California State Parks is ready, and even hopeful, for a chance of rain this week at the Malibu Lagoon project, where workers have been reintroducing 70,000 native plants.
The contractor, Ford E.C. Inc., and a subcontractor, Santa Barbara-based Growing Solutions, have planted about 50 percent of the plants since late September, according to Craig Sap, district supervisor for the California State Parks Los Angeles District.
California State Parks received a 15-day extension on a permit required to work in the wetlands area of the lagoon in order to allow more time for the plants to take root.
During Monday's council meeting at Malibu City Hall, Councilwoman Laura Zahn Rosenthal asked about the chance of rain in the forecast on Tuesday, Wednesday and Thursday.

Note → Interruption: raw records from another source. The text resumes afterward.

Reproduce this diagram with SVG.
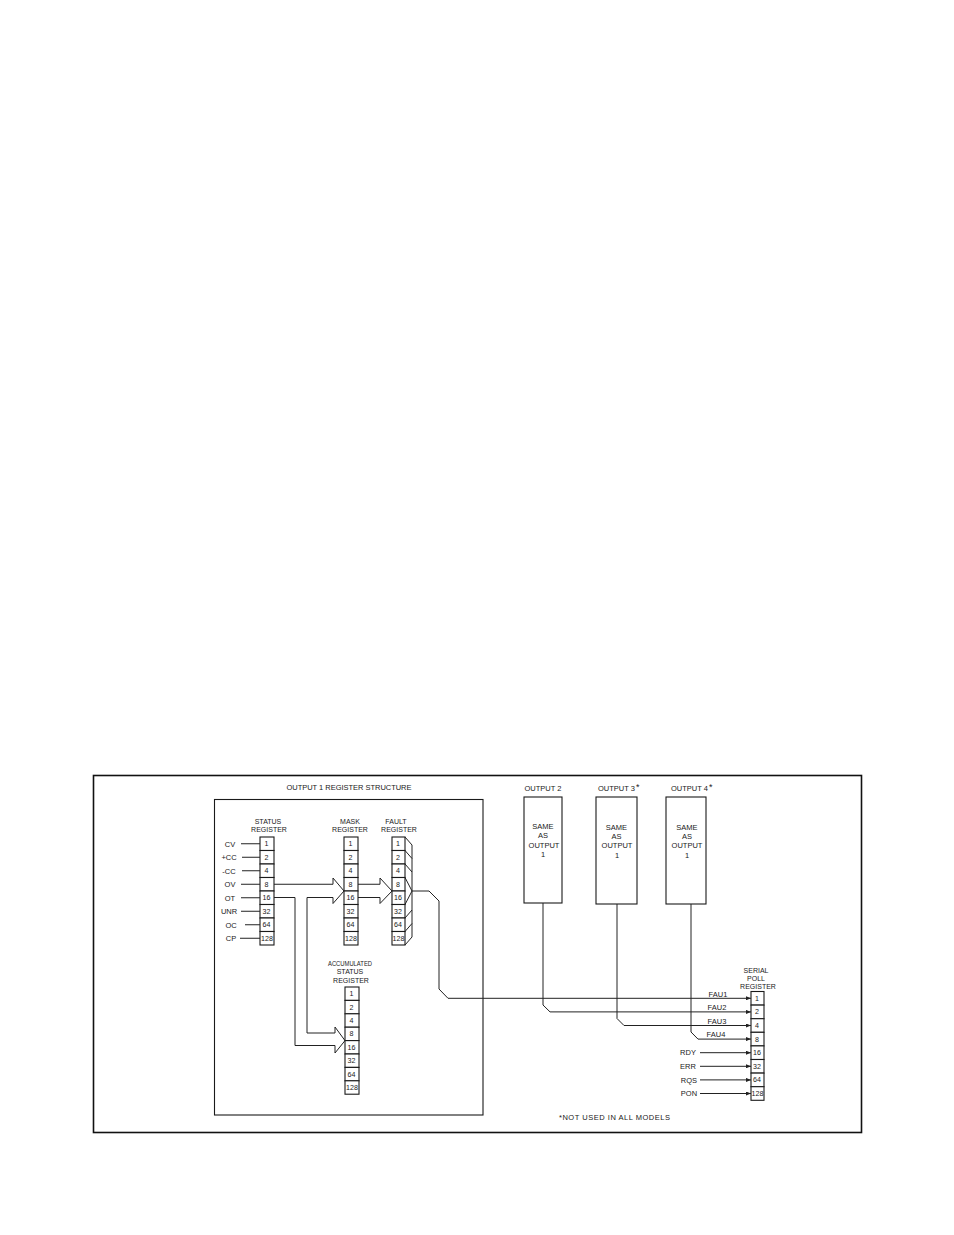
<svg xmlns="http://www.w3.org/2000/svg" width="954" height="1235" viewBox="0 0 954 1235">
<style>
  text { font-family: "Liberation Sans", Arial, sans-serif; font-size: 7.5px; fill: #1a1a1a; }
  .c { text-anchor: middle; }
  .h { text-anchor: middle; font-size: 7px; }
  .n { text-anchor: middle; font-size: 7.1px; }
  .star { font-size: 9px; }
  .cell { fill: #fff; stroke: #1a1a1a; stroke-width: 1.1; }
  .box { fill: none; stroke: #1a1a1a; stroke-width: 1.1; }
  .ln { fill: none; stroke: #222; stroke-width: 1; }
</style>
<defs>
  <marker id="ah" markerUnits="userSpaceOnUse" markerWidth="5" markerHeight="4" refX="5" refY="2" orient="auto">
    <path d="M0,0 L5,2 L0,4 z" fill="#222"/>
  </marker>
</defs>
<rect width="954" height="1235" fill="#fff"/>

<g id="frame">
  <rect x="93.5" y="775.5" width="768" height="357" fill="none" stroke="#111" stroke-width="1.6"/>
</g>

<g id="output1">
  <rect class="box" x="214.5" y="799.5" width="268.5" height="315.5"/>
  <text class="c" x="349" y="790" textLength="125" lengthAdjust="spacing">OUTPUT 1 REGISTER STRUCTURE</text>
</g>

<g id="status-register">
  <text class="h" x="268" y="824">STATUS</text>
  <text class="h" x="269" y="832">REGISTER</text>
  <rect class="cell" x="260" y="837" width="14" height="13.5"/>
  <rect class="cell" x="260" y="850.5" width="14" height="13.5"/>
  <rect class="cell" x="260" y="864" width="14" height="13.5"/>
  <rect class="cell" x="260" y="877.5" width="14" height="13.5"/>
  <rect class="cell" x="260" y="891" width="14" height="13.5"/>
  <rect class="cell" x="260" y="904.5" width="14" height="13.5"/>
  <rect class="cell" x="260" y="918" width="14" height="13.5"/>
  <rect class="cell" x="260" y="931.5" width="14" height="13.5"/>
  <text class="n" x="266.5" y="846.3">1</text>
  <text class="n" x="266.5" y="859.8">2</text>
  <text class="n" x="266.5" y="873.3">4</text>
  <text class="n" x="266.5" y="886.8">8</text>
  <text class="n" x="266.5" y="900.3">16</text>
  <text class="n" x="266.5" y="913.8">32</text>
  <text class="n" x="266.5" y="927.3">64</text>
  <text class="n" x="267" y="940.8">128</text>
  <text class="c" x="230" y="846.5">CV</text>
  <text class="c" x="229" y="860">+CC</text>
  <text class="c" x="229" y="873.5">-CC</text>
  <text class="c" x="230" y="887">OV</text>
  <text class="c" x="230" y="900.5">OT</text>
  <text class="c" x="229" y="914">UNR</text>
  <text class="c" x="231" y="927.5">OC</text>
  <text class="c" x="231" y="941">CP</text>
</g>

<g id="mask-register">
  <text class="h" x="350" y="824">MASK</text>
  <text class="h" x="350" y="832">REGISTER</text>
  <rect class="cell" x="344" y="837" width="14" height="13.5"/>
  <rect class="cell" x="344" y="850.5" width="14" height="13.5"/>
  <rect class="cell" x="344" y="864" width="14" height="13.5"/>
  <rect class="cell" x="344" y="877.5" width="14" height="13.5"/>
  <rect class="cell" x="344" y="891" width="14" height="13.5"/>
  <rect class="cell" x="344" y="904.5" width="14" height="13.5"/>
  <rect class="cell" x="344" y="918" width="14" height="13.5"/>
  <rect class="cell" x="344" y="931.5" width="14" height="13.5"/>
  <text class="n" x="350.5" y="846.3">1</text>
  <text class="n" x="350.5" y="859.8">2</text>
  <text class="n" x="350.5" y="873.3">4</text>
  <text class="n" x="350.5" y="886.8">8</text>
  <text class="n" x="350.5" y="900.3">16</text>
  <text class="n" x="350.5" y="913.8">32</text>
  <text class="n" x="350.5" y="927.3">64</text>
  <text class="n" x="351" y="940.8">128</text>
</g>

<g id="fault-register">
  <text class="h" x="396" y="824">FAULT</text>
  <text class="h" x="399" y="832">REGISTER</text>
  <rect class="cell" x="392" y="837" width="13" height="13.5"/>
  <rect class="cell" x="392" y="850.5" width="13" height="13.5"/>
  <rect class="cell" x="392" y="864" width="13" height="13.5"/>
  <rect class="cell" x="392" y="877.5" width="13" height="13.5"/>
  <rect class="cell" x="392" y="891" width="13" height="13.5"/>
  <rect class="cell" x="392" y="904.5" width="13" height="13.5"/>
  <rect class="cell" x="392" y="918" width="13" height="13.5"/>
  <rect class="cell" x="392" y="931.5" width="13" height="13.5"/>
  <text class="n" x="398" y="846.3">1</text>
  <text class="n" x="398" y="859.8">2</text>
  <text class="n" x="398" y="873.3">4</text>
  <text class="n" x="398" y="886.8">8</text>
  <text class="n" x="398" y="900.3">16</text>
  <text class="n" x="398" y="913.8">32</text>
  <text class="n" x="398" y="927.3">64</text>
  <text class="n" x="398.5" y="940.8">128</text>
</g>

<g id="accumulated-status-register">
  <text class="h" x="350" y="966" textLength="44" lengthAdjust="spacingAndGlyphs">ACCUMULATED</text>
  <text class="h" x="350" y="974">STATUS</text>
  <text class="h" x="351" y="982.5">REGISTER</text>
  <rect class="cell" x="345" y="987" width="14" height="13.4"/>
  <rect class="cell" x="345" y="1000.4" width="14" height="13.4"/>
  <rect class="cell" x="345" y="1013.8" width="14" height="13.4"/>
  <rect class="cell" x="345" y="1027.2" width="14" height="13.4"/>
  <rect class="cell" x="345" y="1040.6" width="14" height="13.4"/>
  <rect class="cell" x="345" y="1054" width="14" height="13.4"/>
  <rect class="cell" x="345" y="1067.4" width="14" height="13.4"/>
  <rect class="cell" x="345" y="1080.8" width="14" height="13.4"/>
  <text class="n" x="351.5" y="996.2">1</text>
  <text class="n" x="351.5" y="1009.6">2</text>
  <text class="n" x="351.5" y="1023">4</text>
  <text class="n" x="351.5" y="1036.4">8</text>
  <text class="n" x="351.5" y="1049.8">16</text>
  <text class="n" x="351.5" y="1063.2">32</text>
  <text class="n" x="351.5" y="1076.6">64</text>
  <text class="n" x="352" y="1090">128</text>
</g>

<g id="output2">
  <text class="c" x="543" y="791">OUTPUT 2</text>
  <rect class="box" x="524" y="797" width="38" height="106"/>
  <text class="c" x="543" y="829">SAME</text>
  <text class="c" x="543" y="838">AS</text>
  <text class="c" x="544" y="848">OUTPUT</text>
  <text class="c" x="543" y="857">1</text>
</g>

<g id="output3">
  <text x="598" y="791">OUTPUT 3<tspan class="star" dx="1" dy="-1">*</tspan></text>
  <rect class="box" x="596" y="797" width="41" height="107"/>
  <text class="c" x="616.5" y="830">SAME</text>
  <text class="c" x="616.5" y="839">AS</text>
  <text class="c" x="617" y="848">OUTPUT</text>
  <text class="c" x="617" y="858">1</text>
</g>

<g id="output4">
  <text x="671" y="791">OUTPUT 4<tspan class="star" dx="1" dy="-1">*</tspan></text>
  <rect class="box" x="666" y="797" width="40" height="107"/>
  <text class="c" x="687" y="830">SAME</text>
  <text class="c" x="687" y="839">AS</text>
  <text class="c" x="687" y="848">OUTPUT</text>
  <text class="c" x="687" y="858">1</text>
</g>

<g id="serial-poll-register">
  <text class="h" x="756" y="973">SERIAL</text>
  <text class="h" x="756" y="981">POLL</text>
  <text class="h" x="758" y="989">REGISTER</text>
  <rect class="cell" x="751" y="991.5" width="13" height="13.6"/>
  <rect class="cell" x="751" y="1005.1" width="13" height="13.6"/>
  <rect class="cell" x="751" y="1018.7" width="13" height="13.6"/>
  <rect class="cell" x="751" y="1032.3" width="13" height="13.6"/>
  <rect class="cell" x="751" y="1045.9" width="13" height="13.6"/>
  <rect class="cell" x="751" y="1059.5" width="13" height="13.6"/>
  <rect class="cell" x="751" y="1073.1" width="13" height="13.6"/>
  <rect class="cell" x="751" y="1086.7" width="13" height="13.6"/>
  <text class="n" x="757" y="1000.8">1</text>
  <text class="n" x="757" y="1014.4">2</text>
  <text class="n" x="757" y="1028">4</text>
  <text class="n" x="757" y="1041.6">8</text>
  <text class="n" x="757" y="1055.2">16</text>
  <text class="n" x="757" y="1068.8">32</text>
  <text class="n" x="757" y="1082.4">64</text>
  <text class="n" x="757.5" y="1096">128</text>
  <text class="c" x="718" y="996.5">FAU1</text>
  <text class="c" x="717" y="1010">FAU2</text>
  <text class="c" x="717" y="1023.5">FAU3</text>
  <text class="c" x="716" y="1037">FAU4</text>
  <text class="c" x="688" y="1055.4">RDY</text>
  <text class="c" x="688" y="1069">ERR</text>
  <text class="c" x="689" y="1082.6">RQS</text>
  <text class="c" x="689" y="1096.2">PON</text>
</g>

<g id="connectors">
  <!-- status inputs -->
  <path class="ln" d="M241,843.75H260 M242,857.25H260 M242,870.75H260 M241,884.25H260 M241,897.75H260 M241,911.25H260 M245,924.75H260 M240,938.25H260"/>
  <!-- hollow T-shaped block arrow from status register to mask and accumulated registers -->
  <path class="ln" d="M274,884.25 H333 V878 L344,891 L333,903.5 V897.5 H307 V1033 H335 V1027 L345,1040.6 L335,1053 V1045.5 H295 V897.5 H274"/>
  <!-- hollow block arrow from mask register to fault register -->
  <path class="ln" d="M358,884.25 H380 V878 L392,891 L380,903.5 V897.5 H358"/>
  <!-- fault register OR funnel -->
  <path class="ln" d="M412,845 V937 M405,837 L412,845 M405,850.5 L412,858.5 M405,864 L412,872 M405,877.5 L412,891 L405,904.5 M405,918 L412,910 M405,931.5 L412,923.5 M405,945 L412,937"/>
  <!-- fault summary to serial poll bit 1 -->
  <path class="ln" d="M412,891 H429 L439,901 V989 L448,998.3 H751" marker-end="url(#ah)"/>
  <!-- outputs 2,3,4 to serial poll bits 2,4,8 -->
  <path class="ln" d="M543,903 V1005 L550,1011.9 H751" marker-end="url(#ah)"/>
  <path class="ln" d="M617,904 V1018.5 L624,1025.5 H751" marker-end="url(#ah)"/>
  <path class="ln" d="M691,904 V1032 L698,1039.1 H751" marker-end="url(#ah)"/>
  <!-- RDY ERR RQS PON -->
  <path class="ln" d="M700,1052.7 H751" marker-end="url(#ah)"/>
  <path class="ln" d="M700,1066.3 H751" marker-end="url(#ah)"/>
  <path class="ln" d="M700,1079.9 H751" marker-end="url(#ah)"/>
  <path class="ln" d="M700,1093.5 H751" marker-end="url(#ah)"/>
</g>

<g id="note">
  <text x="559" y="1120" textLength="111" lengthAdjust="spacing">*NOT USED IN ALL MODELS</text>
</g>
</svg>
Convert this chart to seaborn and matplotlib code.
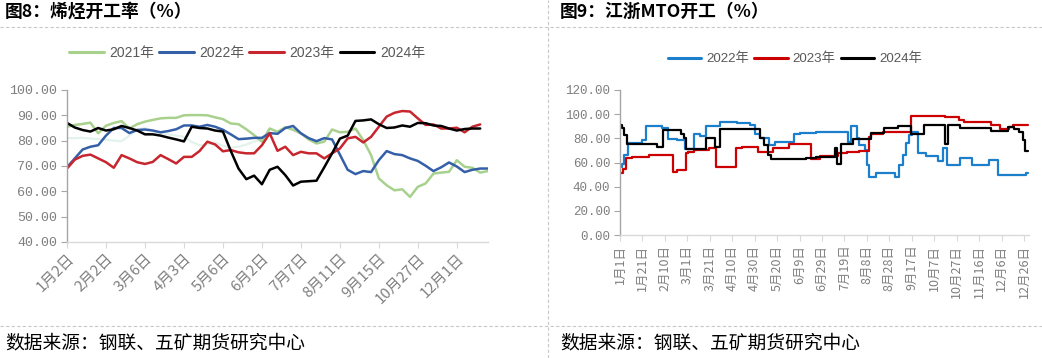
import numpy as np
import pandas as pd
import matplotlib
matplotlib.use("Agg")
import matplotlib.pyplot as plt
import seaborn as sns
from matplotlib.lines import Line2D

# ---------------- data: 图8 烯烃开工率 (weekly) ----------------
olefin_ticklabels = ['1月2日', '2月2日', '3月6日', '4月3日', '5月6日', '6月2日',
                     '7月7日', '8月11日', '9月15日', '10月27日', '12月1日']
olefin_faint = [81.0, 81.0, 81.1, 80.8, 80.6, 80.4, 80.0, 79.8, 82.0, 84.5,
                85.0, 84.0, 83.0, 82.5, 82.0, 81.5, 79.5, 78.2, 78.5, 79.2,
                78.0, 77.3, 77.6, 78.5, 79.6, 80.5]
olefin_2021 = [85.5, 86.2, 86.6, 87.1, 82.9, 85.9, 87.0, 87.7, 84.8, 86.5,
               87.5, 88.2, 88.8, 89.0, 89.0, 90.0, 90.1, 90.1, 90.0, 89.2,
               88.5, 86.8, 86.5, 84.5, 82.2, 79.6, 84.8, 83.5, 85.3, 84.3,
               82.9, 80.5, 78.9, 79.6, 84.4, 83.3, 83.5, 84.8, 80.2, 74.3,
               65.1, 62.4, 60.4, 60.8, 57.8, 61.8, 63.1, 67.0, 67.4, 67.7,
               72.3, 69.7, 69.3, 67.4, 68.0]
olefin_2022 = [69.5, 73.0, 76.5, 77.6, 78.2, 82.0, 85.0, 85.0, 83.0, 84.2,
               84.4, 84.0, 83.3, 83.8, 84.5, 86.0, 86.0, 85.5, 86.2, 85.5,
               84.3, 82.5, 80.6, 80.8, 81.1, 81.1, 83.0, 82.7, 85.0, 85.8,
               82.9, 81.0, 79.8, 81.0, 80.5, 74.5, 68.5, 66.8, 68.0, 67.6,
               72.3, 75.9, 74.7, 74.3, 73.0, 72.0, 70.1, 68.0, 69.5, 71.4,
               69.8, 67.6, 68.5, 69.0, 69.0]
olefin_2023 = [69.0, 72.5, 74.0, 74.5, 73.0, 71.5, 69.3, 74.3, 73.0, 71.5,
               70.8, 71.6, 74.3, 72.7, 71.0, 73.6, 73.6, 75.9, 79.6, 78.5,
               75.8, 76.3, 75.4, 75.0, 75.0, 78.2, 82.9, 76.0, 77.6, 74.3,
               75.6, 75.0, 75.0, 73.0, 75.0, 76.9, 80.9, 81.5, 79.3, 81.5,
               85.5, 89.5, 91.0, 91.7, 91.5, 88.8, 86.2, 86.4, 84.8, 84.8,
               85.1, 83.3, 85.5, 86.4]
olefin_2024 = [87.0, 85.2, 84.2, 83.6, 85.0, 84.0, 84.5, 85.8, 85.0, 84.0,
               82.5, 82.5, 82.0, 81.2, 80.5, 79.7, 85.5, 85.0, 84.8, 84.0,
               83.6, 76.0, 69.0, 64.8, 66.2, 62.8, 68.5, 69.7, 66.4, 62.3,
               63.8, 64.0, 64.2, 69.5, 75.0, 80.8, 82.0, 87.8, 88.0, 88.4,
               86.5, 85.0, 85.2, 86.0, 85.5, 87.0, 86.9, 86.0, 85.8, 84.8,
               84.0, 84.6, 84.8, 84.8]

# ---------------- data: 图9 江浙MTO开工 (daily, read as step changes) ----------------
mto_ticklabels = ['1月1日', '1月21日', '2月10日', '3月1日', '3月21日', '4月10日',
                  '4月30日', '5月20日', '6月9日', '6月29日', '7月19日', '8月8日',
                  '8月28日', '9月17日', '10月7日', '10月27日', '11月16日',
                  '12月6日', '12月26日']
mto_2022_day = [0, 2, 4, 7, 20, 23, 37, 43, 51, 58, 66, 71, 77, 89, 104, 116,
                120, 125, 133, 138, 155, 160, 175, 203, 206, 211, 213, 218,
                220, 222, 228, 245, 249, 252, 255, 258, 260, 266, 273, 283,
                288, 291, 303, 314, 329, 337, 362]
mto_2022_val = [56.6, 58.5, 66.2, 75.9, 78.6, 90.5, 88.5, 79.8, 78.8, 71.0,
                83.3, 82.0, 90.0, 93.8, 92.4, 91.0, 84.0, 80.5, 74.5, 77.2,
                83.3, 84.1, 85.5, 77.2, 90.5, 80.0, 74.5, 70.0, 58.0, 48.3,
                51.0, 48.3, 58.0, 66.0, 75.9, 82.8, 85.5, 68.0, 65.7, 61.2,
                72.3, 58.0, 64.0, 58.0, 62.0, 49.7, 51.0]
mto_2023_day = [0, 3, 5, 11, 26, 47, 51, 59, 61, 66, 79, 86, 103, 109, 123,
                136, 151, 170, 178, 194, 202, 213, 222, 224, 234, 259, 290,
                302, 307, 331, 339, 347, 350]
mto_2023_val = [51.0, 55.0, 63.4, 64.8, 66.2, 52.4, 53.8, 67.6, 69.0, 70.3,
                71.7, 56.6, 71.7, 73.1, 68.5, 71.7, 75.0, 62.5, 65.5, 67.6,
                69.0, 69.5, 81.4, 83.5, 85.0, 98.8, 98.0, 95.0, 93.2, 91.0,
                87.7, 89.7, 91.0]
mto_2024_day = [0, 2, 4, 6, 33, 38, 54, 57, 59, 77, 85, 89, 125, 128, 132,
                135, 166, 175, 192, 193, 197, 208, 224, 235, 248, 259, 271,
                290, 292, 303, 331, 346, 351, 356, 359, 361]
mto_2024_val = [91.0, 88.8, 82.8, 75.0, 72.8, 86.9, 83.3, 80.0, 71.0, 80.5,
                72.5, 87.5, 80.0, 74.5, 66.2, 62.9, 64.0, 64.8, 71.7, 58.5,
                75.0, 79.5, 84.5, 88.3, 90.0, 83.8, 91.3, 75.5, 90.8, 88.3,
                86.2, 89.5, 87.5, 85.5, 78.6, 69.5]
N_DAYS = 365

# ---------------- style ----------------
sns.set_theme(style="white")
plt.rcParams['font.family'] = ['Liberation Sans', 'Noto Sans CJK SC']
plt.rcParams['axes.unicode_minus'] = False

W, H = 1042, 358
fig = plt.figure(figsize=(W / 100, H / 100), dpi=100)
fig.patch.set_facecolor('white')


def ax_rect(x0, y0, x1, y1):
    return [x0 / W, 1 - y1 / H, (x1 - x0) / W, (y1 - y0) / H]


def expand(days, vals, n):
    dur = np.diff(list(days) + [n])
    return np.repeat(vals, dur)


TICK_GRAY = '#7F7F7F'
CJK = ['Noto Sans CJK SC', 'DejaVu Sans']

# ---------------- left panel ----------------
axL = fig.add_axes(ax_rect(67, 90, 488, 242))
left_series = [
    (olefin_faint, '#E3F3EC', 1.6),
    (olefin_2021, '#A9D18E', 1.8),
    (olefin_2022, '#3560A8', 1.8),
    (olefin_2023, '#C7262E', 1.8),
    (olefin_2024, '#000000', 1.8),
]
for vals, col, lw in left_series:
    d = pd.DataFrame({'idx': np.arange(len(vals)), 'v': vals})
    sns.lineplot(data=d, x='idx', y='v', ax=axL, color=col, linewidth=lw)

axL.set_xlim(0, 54)
axL.set_ylim(40, 100)
axL.set_yticks(np.arange(40, 101, 10))
axL.set_yticklabels([f"{v:.2f}" for v in np.arange(40, 101, 10)],
                    family='Liberation Mono', fontsize=9.6, color=TICK_GRAY)
axL.set_xticks(np.arange(0, 51, 5))
axL.set_xticklabels(olefin_ticklabels, rotation=45, ha='right', va='top',
                    rotation_mode='anchor', family=CJK, fontsize=10.8,
                    color=TICK_GRAY)

# ---------------- right panel ----------------
axR = fig.add_axes(ax_rect(620, 90, 1029, 235))
right_series = [
    (mto_2022_day, mto_2022_val, '#1B7FCB'),
    (mto_2023_day, mto_2023_val, '#CC0000'),
    (mto_2024_day, mto_2024_val, '#000000'),
]
days = np.arange(N_DAYS)
for dd, vv, col in right_series:
    d = pd.DataFrame({'day': days, 'v': expand(dd, vv, N_DAYS)})
    sns.lineplot(data=d, x='day', y='v', ax=axR, color=col, linewidth=1.6,
                 drawstyle='steps-post')

axR.set_xlim(0, 364.5)
axR.set_ylim(0, 120)
axR.set_yticks(np.arange(0, 121, 20))
axR.set_yticklabels([f"{v:.2f}" for v in np.arange(0, 121, 20)],
                    family='Liberation Mono', fontsize=9.0, color=TICK_GRAY)
axR.set_xticks(np.arange(0, 361, 20))
axR.set_xticklabels(mto_ticklabels, rotation=90, ha='center', va='top',
                    family=CJK, fontsize=9.0, color=TICK_GRAY)

for ax in (axL, axR):
    ax.set_xlabel('')
    ax.set_ylabel('')
    ax.set_facecolor('white')
    for s in ('top', 'right'):
        ax.spines[s].set_visible(False)
    ax.spines['left'].set_color('#A6A6A6')
    ax.spines['left'].set_linewidth(1.0)
    ax.spines['bottom'].set_color('#D9D9D9')
    ax.spines['bottom'].set_linewidth(1.0)
    ax.tick_params(axis='y', which='both', left=True, length=4, width=0.8,
                   color='#A6A6A6', pad=3)
    ax.tick_params(axis='x', which='both', bottom=True, length=4, width=0.8,
                   color='#D9D9D9', pad=3)
    ax.grid(False)

# ---------------- legends ----------------
legL = [Line2D([], [], color=c, lw=2.2) for c in ['#A9D18E', '#3560A8', '#C7262E', '#000000']]
fig.legend(legL, ['2021年', '2022年', '2023年', '2024年'], loc='center',
           bbox_to_anchor=(247 / W, 1 - 53 / H), ncol=4, frameon=False,
           prop={'family': ['Liberation Sans', 'Noto Sans CJK SC'], 'size': 10},
           handlelength=2.5, handletextpad=0.4, columnspacing=0.35,
           labelcolor='#595959')
legR = [Line2D([], [], color=c, lw=2.2) for c in ['#1B7FCB', '#CC0000', '#000000']]
fig.legend(legR, ['2022年', '2023年', '2024年'], loc='center',
           bbox_to_anchor=(795 / W, 1 - 59 / H), ncol=3, frameon=False,
           prop={'family': ['Liberation Sans', 'Noto Sans CJK SC'], 'size': 9.6},
           handlelength=2.5, handletextpad=0.4, columnspacing=0.35,
           labelcolor='#595959')

# ---------------- titles, source, separators ----------------
fig.text(5 / W, 1 - 12 / H, '图8：烯烃开工率（%）', fontsize=12.8, fontweight='bold',
         family=CJK, va='center', ha='left', color='black')
fig.text(560 / W, 1 - 12 / H, '图9：江浙MTO开工（%）', fontsize=12.8, fontweight='bold',
         family=CJK, va='center', ha='left', color='black')
fig.text(5 / W, 1 - 343 / H, '数据来源：钢联、五矿期货研究中心', fontsize=13.5,
         family=CJK, va='center', ha='left', color='black')
fig.text(560 / W, 1 - 343 / H, '数据来源：钢联、五矿期货研究中心', fontsize=13.5,
         family=CJK, va='center', ha='left', color='black')

dash = dict(color='#C8C8C8', linewidth=0.8, linestyle=(0, (3, 2)))
fig.add_artist(Line2D([0, 1], [1 - 27 / H] * 2, transform=fig.transFigure, **dash))
fig.add_artist(Line2D([0, 1], [1 - 326 / H] * 2, transform=fig.transFigure, **dash))
fig.add_artist(Line2D([548 / W] * 2, [0, 1], transform=fig.transFigure, **dash))

fig.savefig('out.png', dpi=100, facecolor='white')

Sap said rain would not cause any delays because the soil is compacted.
"We're kind of hopeful that's going to happen because we've been working to get supplemental watering in to maintain those plants. That's why we wanted the extension to allow those plants to have a longer period of time before we opened up that area to the main channel. A little bit of rain would go a long way," Sap said.
He said the goal has been to keep the mortality rate of the plants at the low end of 10 percent.
"The more water we give those plants, the higher level of survival," he said.
Sap said a dike separating the main body of the Malibu Lagoon will likely be removed anytime between Oct. 15-17.
He said the dirt from the dike will likely be trucked off the site.